Do this: Pick out each line containing the string "chart".

Task material:
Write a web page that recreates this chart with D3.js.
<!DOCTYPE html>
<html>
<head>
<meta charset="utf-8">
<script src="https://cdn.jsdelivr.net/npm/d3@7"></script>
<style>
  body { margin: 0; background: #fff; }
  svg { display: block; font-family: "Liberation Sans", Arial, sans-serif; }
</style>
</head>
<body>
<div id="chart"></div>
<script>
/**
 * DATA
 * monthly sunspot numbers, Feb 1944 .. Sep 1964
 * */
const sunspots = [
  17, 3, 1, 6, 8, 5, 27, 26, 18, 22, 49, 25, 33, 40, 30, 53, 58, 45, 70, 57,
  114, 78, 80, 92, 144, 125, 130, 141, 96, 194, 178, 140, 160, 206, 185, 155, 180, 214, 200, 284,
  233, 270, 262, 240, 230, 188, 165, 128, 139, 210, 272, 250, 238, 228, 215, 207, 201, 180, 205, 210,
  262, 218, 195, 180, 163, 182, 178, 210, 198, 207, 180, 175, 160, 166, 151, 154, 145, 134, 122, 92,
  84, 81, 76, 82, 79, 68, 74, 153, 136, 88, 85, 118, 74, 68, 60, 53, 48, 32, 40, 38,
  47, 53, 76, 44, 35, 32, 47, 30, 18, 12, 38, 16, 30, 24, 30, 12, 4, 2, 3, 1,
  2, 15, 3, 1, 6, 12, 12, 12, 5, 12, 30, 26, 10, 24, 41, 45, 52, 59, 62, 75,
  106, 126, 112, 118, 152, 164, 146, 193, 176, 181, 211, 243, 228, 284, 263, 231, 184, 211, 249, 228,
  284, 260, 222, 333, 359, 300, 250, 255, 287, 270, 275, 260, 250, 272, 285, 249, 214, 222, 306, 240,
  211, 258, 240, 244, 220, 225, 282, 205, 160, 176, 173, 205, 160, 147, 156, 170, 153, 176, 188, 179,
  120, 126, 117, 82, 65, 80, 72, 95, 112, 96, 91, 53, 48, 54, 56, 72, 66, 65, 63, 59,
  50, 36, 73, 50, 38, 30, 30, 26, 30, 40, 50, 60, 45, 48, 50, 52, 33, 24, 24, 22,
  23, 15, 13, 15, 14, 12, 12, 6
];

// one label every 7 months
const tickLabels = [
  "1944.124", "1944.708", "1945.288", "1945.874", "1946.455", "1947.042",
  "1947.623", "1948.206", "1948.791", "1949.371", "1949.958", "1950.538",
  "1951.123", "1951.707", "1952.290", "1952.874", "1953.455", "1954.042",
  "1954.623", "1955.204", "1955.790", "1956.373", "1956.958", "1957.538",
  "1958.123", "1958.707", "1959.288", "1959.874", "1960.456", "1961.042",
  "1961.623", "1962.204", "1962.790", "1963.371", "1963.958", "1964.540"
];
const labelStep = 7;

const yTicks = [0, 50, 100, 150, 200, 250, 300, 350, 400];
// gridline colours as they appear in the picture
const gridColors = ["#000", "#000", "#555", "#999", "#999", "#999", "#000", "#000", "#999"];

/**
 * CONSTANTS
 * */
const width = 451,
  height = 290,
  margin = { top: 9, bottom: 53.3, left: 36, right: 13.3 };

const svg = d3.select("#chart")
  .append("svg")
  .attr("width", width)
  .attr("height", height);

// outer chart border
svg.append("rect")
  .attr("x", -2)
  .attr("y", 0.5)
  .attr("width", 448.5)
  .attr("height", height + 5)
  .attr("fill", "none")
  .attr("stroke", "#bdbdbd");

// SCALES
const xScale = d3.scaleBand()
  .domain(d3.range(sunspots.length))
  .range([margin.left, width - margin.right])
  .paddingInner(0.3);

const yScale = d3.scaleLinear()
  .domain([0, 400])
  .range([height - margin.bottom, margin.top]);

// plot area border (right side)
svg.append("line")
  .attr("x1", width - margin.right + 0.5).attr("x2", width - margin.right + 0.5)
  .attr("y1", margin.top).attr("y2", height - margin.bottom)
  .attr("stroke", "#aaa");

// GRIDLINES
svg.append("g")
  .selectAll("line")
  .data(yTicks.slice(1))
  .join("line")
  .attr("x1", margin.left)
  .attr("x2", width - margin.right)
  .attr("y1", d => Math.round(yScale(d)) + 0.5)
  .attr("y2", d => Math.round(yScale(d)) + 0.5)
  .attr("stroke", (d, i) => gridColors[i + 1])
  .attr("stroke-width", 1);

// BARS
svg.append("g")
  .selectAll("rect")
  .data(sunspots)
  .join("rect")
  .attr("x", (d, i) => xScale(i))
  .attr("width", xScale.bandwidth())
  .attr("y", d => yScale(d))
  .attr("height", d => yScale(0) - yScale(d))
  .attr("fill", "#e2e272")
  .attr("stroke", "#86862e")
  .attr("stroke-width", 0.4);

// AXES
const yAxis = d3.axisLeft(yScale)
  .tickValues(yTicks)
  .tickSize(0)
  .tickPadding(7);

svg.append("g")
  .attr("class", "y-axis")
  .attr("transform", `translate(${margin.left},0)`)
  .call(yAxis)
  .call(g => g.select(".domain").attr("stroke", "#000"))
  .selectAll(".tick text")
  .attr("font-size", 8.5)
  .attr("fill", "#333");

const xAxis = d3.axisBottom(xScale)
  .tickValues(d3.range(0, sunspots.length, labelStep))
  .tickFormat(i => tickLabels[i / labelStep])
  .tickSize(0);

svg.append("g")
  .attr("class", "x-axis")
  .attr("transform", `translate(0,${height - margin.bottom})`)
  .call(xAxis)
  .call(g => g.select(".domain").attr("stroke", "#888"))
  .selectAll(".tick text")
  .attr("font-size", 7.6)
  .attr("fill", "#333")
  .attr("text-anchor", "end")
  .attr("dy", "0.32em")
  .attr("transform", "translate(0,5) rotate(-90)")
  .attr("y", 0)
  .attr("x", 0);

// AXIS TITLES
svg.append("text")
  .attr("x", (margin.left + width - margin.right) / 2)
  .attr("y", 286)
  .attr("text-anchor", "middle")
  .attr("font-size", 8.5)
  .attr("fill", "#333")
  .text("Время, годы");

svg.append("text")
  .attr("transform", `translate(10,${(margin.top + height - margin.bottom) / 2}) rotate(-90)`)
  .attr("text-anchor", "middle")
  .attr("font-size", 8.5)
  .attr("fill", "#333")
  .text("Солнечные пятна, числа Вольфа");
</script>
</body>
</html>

---

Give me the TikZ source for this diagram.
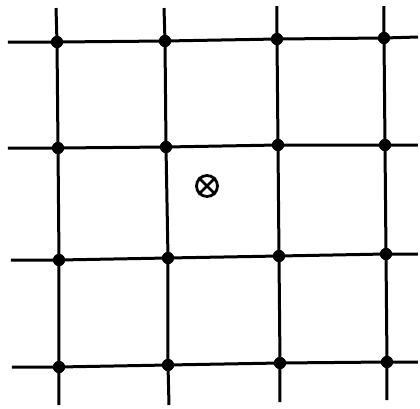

--

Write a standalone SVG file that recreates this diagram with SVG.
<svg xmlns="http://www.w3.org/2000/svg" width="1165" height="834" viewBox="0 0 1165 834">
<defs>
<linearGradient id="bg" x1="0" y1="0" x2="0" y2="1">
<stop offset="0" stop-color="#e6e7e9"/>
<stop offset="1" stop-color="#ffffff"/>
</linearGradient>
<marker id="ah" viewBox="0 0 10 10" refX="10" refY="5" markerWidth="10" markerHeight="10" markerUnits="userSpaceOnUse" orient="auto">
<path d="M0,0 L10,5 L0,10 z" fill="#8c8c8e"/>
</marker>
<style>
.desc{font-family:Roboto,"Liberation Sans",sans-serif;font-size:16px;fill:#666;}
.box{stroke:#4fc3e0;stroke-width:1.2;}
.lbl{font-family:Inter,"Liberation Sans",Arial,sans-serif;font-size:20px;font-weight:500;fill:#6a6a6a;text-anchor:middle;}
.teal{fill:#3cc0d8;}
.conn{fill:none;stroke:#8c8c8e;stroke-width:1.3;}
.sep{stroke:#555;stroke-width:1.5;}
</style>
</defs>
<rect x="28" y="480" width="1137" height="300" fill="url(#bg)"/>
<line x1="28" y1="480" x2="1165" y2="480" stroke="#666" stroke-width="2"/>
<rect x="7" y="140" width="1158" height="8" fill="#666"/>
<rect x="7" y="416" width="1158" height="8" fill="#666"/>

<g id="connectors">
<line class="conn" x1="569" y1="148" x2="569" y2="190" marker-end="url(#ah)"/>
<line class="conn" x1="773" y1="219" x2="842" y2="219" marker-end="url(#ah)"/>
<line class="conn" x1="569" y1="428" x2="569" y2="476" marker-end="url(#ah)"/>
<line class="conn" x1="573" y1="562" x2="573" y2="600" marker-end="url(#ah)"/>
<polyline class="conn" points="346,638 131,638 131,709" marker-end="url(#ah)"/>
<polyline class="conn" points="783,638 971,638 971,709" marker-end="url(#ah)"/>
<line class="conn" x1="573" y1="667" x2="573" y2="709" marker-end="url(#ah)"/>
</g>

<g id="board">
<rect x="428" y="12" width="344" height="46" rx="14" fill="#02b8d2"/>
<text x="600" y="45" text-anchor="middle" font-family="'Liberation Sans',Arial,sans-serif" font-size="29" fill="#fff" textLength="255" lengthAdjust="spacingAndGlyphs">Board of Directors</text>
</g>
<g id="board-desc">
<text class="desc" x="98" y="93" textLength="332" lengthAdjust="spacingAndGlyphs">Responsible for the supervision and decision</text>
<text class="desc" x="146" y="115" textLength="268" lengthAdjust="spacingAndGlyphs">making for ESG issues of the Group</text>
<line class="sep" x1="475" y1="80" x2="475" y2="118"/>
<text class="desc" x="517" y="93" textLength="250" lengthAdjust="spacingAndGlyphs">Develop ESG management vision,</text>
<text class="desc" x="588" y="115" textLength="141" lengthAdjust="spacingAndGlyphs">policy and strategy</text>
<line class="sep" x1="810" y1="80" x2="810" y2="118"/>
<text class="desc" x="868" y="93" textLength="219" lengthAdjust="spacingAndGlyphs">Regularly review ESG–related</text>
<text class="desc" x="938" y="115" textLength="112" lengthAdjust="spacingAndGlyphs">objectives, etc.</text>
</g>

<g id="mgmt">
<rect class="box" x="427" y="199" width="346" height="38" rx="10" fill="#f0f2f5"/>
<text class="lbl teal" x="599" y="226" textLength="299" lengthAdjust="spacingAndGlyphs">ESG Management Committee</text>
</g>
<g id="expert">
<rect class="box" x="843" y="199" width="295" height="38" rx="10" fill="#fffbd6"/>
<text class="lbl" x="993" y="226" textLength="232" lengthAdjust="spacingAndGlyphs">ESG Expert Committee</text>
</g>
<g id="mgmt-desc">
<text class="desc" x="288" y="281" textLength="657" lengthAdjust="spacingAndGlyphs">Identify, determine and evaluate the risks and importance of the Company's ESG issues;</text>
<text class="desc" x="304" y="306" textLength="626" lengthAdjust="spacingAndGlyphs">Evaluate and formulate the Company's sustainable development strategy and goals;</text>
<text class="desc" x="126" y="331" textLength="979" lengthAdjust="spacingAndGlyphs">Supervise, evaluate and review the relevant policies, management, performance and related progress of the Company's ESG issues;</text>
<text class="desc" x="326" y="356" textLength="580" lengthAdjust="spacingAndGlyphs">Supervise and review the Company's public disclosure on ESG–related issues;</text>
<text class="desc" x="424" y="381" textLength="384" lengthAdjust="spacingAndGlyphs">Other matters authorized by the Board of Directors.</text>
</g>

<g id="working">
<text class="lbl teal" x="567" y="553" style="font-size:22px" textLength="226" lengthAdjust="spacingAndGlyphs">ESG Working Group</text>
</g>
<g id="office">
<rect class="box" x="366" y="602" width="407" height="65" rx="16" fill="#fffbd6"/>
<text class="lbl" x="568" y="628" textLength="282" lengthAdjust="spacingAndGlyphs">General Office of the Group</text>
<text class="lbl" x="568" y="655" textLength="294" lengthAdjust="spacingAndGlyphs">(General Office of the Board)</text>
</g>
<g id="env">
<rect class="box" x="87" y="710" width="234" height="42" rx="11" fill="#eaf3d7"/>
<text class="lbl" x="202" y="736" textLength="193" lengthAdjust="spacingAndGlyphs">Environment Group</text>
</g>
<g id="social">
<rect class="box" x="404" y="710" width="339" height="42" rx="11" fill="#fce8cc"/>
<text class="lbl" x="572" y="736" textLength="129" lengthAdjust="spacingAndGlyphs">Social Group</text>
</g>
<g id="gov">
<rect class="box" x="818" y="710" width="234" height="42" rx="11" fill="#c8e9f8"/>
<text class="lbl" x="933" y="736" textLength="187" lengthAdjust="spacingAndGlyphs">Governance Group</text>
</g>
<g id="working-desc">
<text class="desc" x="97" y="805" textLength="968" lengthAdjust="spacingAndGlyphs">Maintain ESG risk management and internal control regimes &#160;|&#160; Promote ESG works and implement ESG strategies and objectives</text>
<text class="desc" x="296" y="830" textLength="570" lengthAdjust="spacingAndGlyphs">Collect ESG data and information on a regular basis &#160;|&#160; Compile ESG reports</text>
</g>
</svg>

Solution for this task:
Write a web page that recreates this chart with D3.js.
<div id="chart"></div>
const svg = d3.select("#chart")
// outer chart border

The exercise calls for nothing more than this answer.